Being based in South Africa so much as happened here, major incidents that grabbed international headlines and many of those incidents involved our fellow Zimbabweans. Incidents of xenophobic violence in various communities, displacement of foreign nationals (mostly Zimbabweans) and poverty on all levels was the order of the day. With all those incidents, I was shocked, disgusted, saddened, moved...and I did what I do best, I talked about it - to my friends. But to those who had lost homes, been assaulted, and were affected by the senseless violence, I said nothing and the sum of my efforts were a few hours doing a charity drop on a Saturday afternoon. I remained the Silent Generation.

How did I become so impassive? Did I have it so easy that I have become hedonistic and self-serving in my approach to life and others, focusing only on the betterment of my life and the lives of my immediate family? I am supposed to be the voice crying out for justice and calling for or driving change from wherever I am. I am after all the generation that has known the best of Zimbabwe and what it represents and after all I have received, what stops me from speaking out and having a heart for those less fortunate? Surely this is the purpose we should all seek…To take on a cause bigger than ourselves and to make our mark on this world, make a difference in our countries.

It’s not enough to call for change, yelling “out with the old, in with the new”. Who amongst us is worthy to take up the reins and lead our country should the “old” be gone? We have the brains and the desire, but something is missing. And if we don’t work together to find out what it is that has us acting like observers in pertinent matters that concern our fellow countrymen, we will remain the Silent Generation.

P.S. Thanks to Tendai Maidza for co-authoring:)


  1. Fair enough Bren, and I think a lot of this applies to young South Africans as well, perhaps in a slightly different way, but still, there are parallels. I certainly still feel that, bar a few written letters, my contribution to South Africa is also vociferous argument and not much else.

    WHat do you plan on doing though now that you have realised this?
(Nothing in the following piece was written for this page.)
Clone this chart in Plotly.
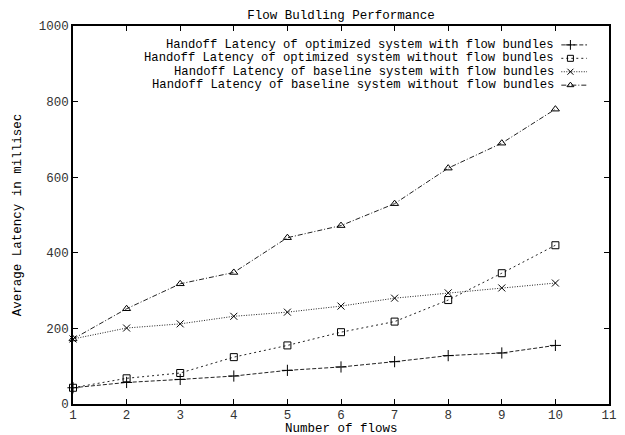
import plotly.graph_objects as go

flows = [1, 2, 3, 4, 5, 6, 7, 8, 9, 10]
opt_with = [43, 57, 65, 74, 89, 98, 112, 128, 135, 155]
opt_without = [43, 68, 82, 124, 155, 190, 218, 275, 346, 420]
base_with = [172, 201, 212, 232, 243, 259, 280, 294, 307, 320]
base_without = [172, 252, 318, 348, 440, 472, 530, 624, 690, 780]

names = [
    "Handoff Latency of optimized system with flow bundles",
    "Handoff Latency of optimized system without flow bundles",
    "Handoff Latency of baseline system with flow bundles",
    "Handoff Latency of baseline system without flow bundles",
]
series = [opt_with, opt_without, base_with, base_without]
symbols = ["cross-thin-open", "square-open", "x-thin-open", "triangle-up-open"]
sizes = [8, 7, 7, 7]
dashes = ["4px,2px", "2px,3px", "1px,1.5px", "5px,2px,1px,2px"]

FONT = "Liberation Mono, Courier New, monospace"
FS = 12.5
KFS = 12.2
fig = go.Figure()

for name, ys, sym, sz, dash in zip(names, series, symbols, sizes, dashes):
    fig.add_trace(go.Scatter(
        x=flows, y=ys, mode="lines+markers", name=name, showlegend=False,
        line=dict(color="#222", width=1, dash=dash),
        marker=dict(symbol=sym, size=sz, color="#000", line=dict(color="#000", width=1)),
        cliponaxis=False,
    ))

# gnuplot-style key: text right-aligned, sample to the right
key_rows = [0.950, 0.9145, 0.879, 0.8435]
for name, row, sym, sz, dash in zip(names, key_rows, symbols, sizes, dashes):
    fig.add_annotation(
        x=0.899, y=row, xref="paper", yref="paper", text=name, showarrow=False,
        xanchor="right", yanchor="middle", height=12, borderpad=0,
        font=dict(family=FONT, size=KFS, color="#000"),
    )
    fig.add_trace(go.Scatter(
        x=[0.911, 0.959], y=[row, row], xaxis="x2", yaxis="y2", mode="lines",
        line=dict(color="#222", width=1, dash=dash), showlegend=False, hoverinfo="skip",
    ))
    fig.add_trace(go.Scatter(
        x=[0.928], y=[row], xaxis="x2", yaxis="y2", mode="markers",
        marker=dict(symbol=sym, size=sz - 1, color="#000", line=dict(color="#000", width=1)),
        showlegend=False, hoverinfo="skip", cliponaxis=False,
    ))

# x-axis title as a compact annotation (tight under the tick labels, like gnuplot)
fig.add_annotation(
    x=0.5, y=-0.0655, xref="paper", yref="paper", text="Number of flows", showarrow=False,
    xanchor="center", yanchor="middle", height=11, borderpad=0,
    font=dict(family=FONT, size=FS, color="#000"),
)

axis_common = dict(
    showgrid=False, zeroline=False, showline=True, linecolor="#000", linewidth=1.5,
    mirror="ticks", ticks="inside", ticklen=5, tickcolor="#000", tickwidth=1,
    tickfont=dict(family=FONT, size=FS, color="#333"), automargin=False,
)

fig.update_layout(
    width=625, height=435,
    margin=dict(l=73, r=16, t=26, b=31),
    paper_bgcolor="white", plot_bgcolor="white",
    title=dict(text="Flow Buldling Performance", x=0.5, xref="paper", xanchor="center",
               y=1 - 15 / 435, yref="container", yanchor="middle",
               font=dict(family=FONT, size=FS, color="#000")),
    xaxis=dict(range=[1, 11], tickmode="array", tickvals=list(range(1, 12)),
               ticklabelstandoff=-2, **axis_common),
    yaxis=dict(range=[0, 1000], tickmode="array", tickvals=[0, 200, 400, 600, 800, 1000],
               title=dict(text="Average Latency in millisec", standoff=14,
                          font=dict(family=FONT, size=FS, color="#000")),
               **axis_common),
    xaxis2=dict(range=[0, 1], overlaying="x", visible=False, fixedrange=True),
    yaxis2=dict(range=[0, 1], overlaying="y", visible=False, fixedrange=True),
    showlegend=False,
)

fig.write_html("out.html")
  2. Vicky said: It is so true, and so hard - what can we do? when we are told it is not our home, my passport has expired and won't be renewed, I have no claim to the land of my birth, no right to pass to my sons. I know many who would stand and be counted if they felt there was someone who could lead, some difference that could be made - hell, who wouldn't want to go home and live in Zim, let our kids grow up free as we did?

  3. Thanks for the comments all. I think the main thing would be to get enough people to realise that the responsibility is ours. Nobody else is going to do this.I am hoping to use this blog/twitter/FB to raise some form of awareness in this regard. I am also trying to make contact with as many non-partisan political authorities as i can to get advice/tips/guidance and see how best to start this movement. Any help, publicity and support is appreciated.

  4. See thats the advantage AND disadvantage of being a Zimbabwean youth. We are probably the most peace-loving generation the world has ever known but on the tail end of that is the truth we must face- that our peace-loving nature is AKA COMPLACENCY. On my end, I'm absolutely FOR helping in every way possible: financial, hands-on charity work, voicing my opinion to whoever will listen, etcetera and I'm actually taking steps in that direction. I'm living in Canada currently and I LOVE my country and I'm ever SO proud that I grew up in Zimbabwe. Just dont expect me to arm myself with an AK or go into some sort of Chimurenga III. Does that make me a hypocrite? Maybe. In my eyes, unlike most, at least I'm doing SOMETHING. But, I guess that would be according to the next person's opinion.

  5. thank u for this post bren, my friend forwarded it to me. even as an exchange student who spent a year in zimbabwe nearly 10 years ago, i feel a profound connection to this HOME that welcomed me and changed my life. I am angered by the complacency i live even as i talk about how helpless i feel to do anything but im not giving up yet. i commend u for yr passion and your posting. writing is power and community uniting is powerful. wanted to show support from a japanese american who loves zimbabwe.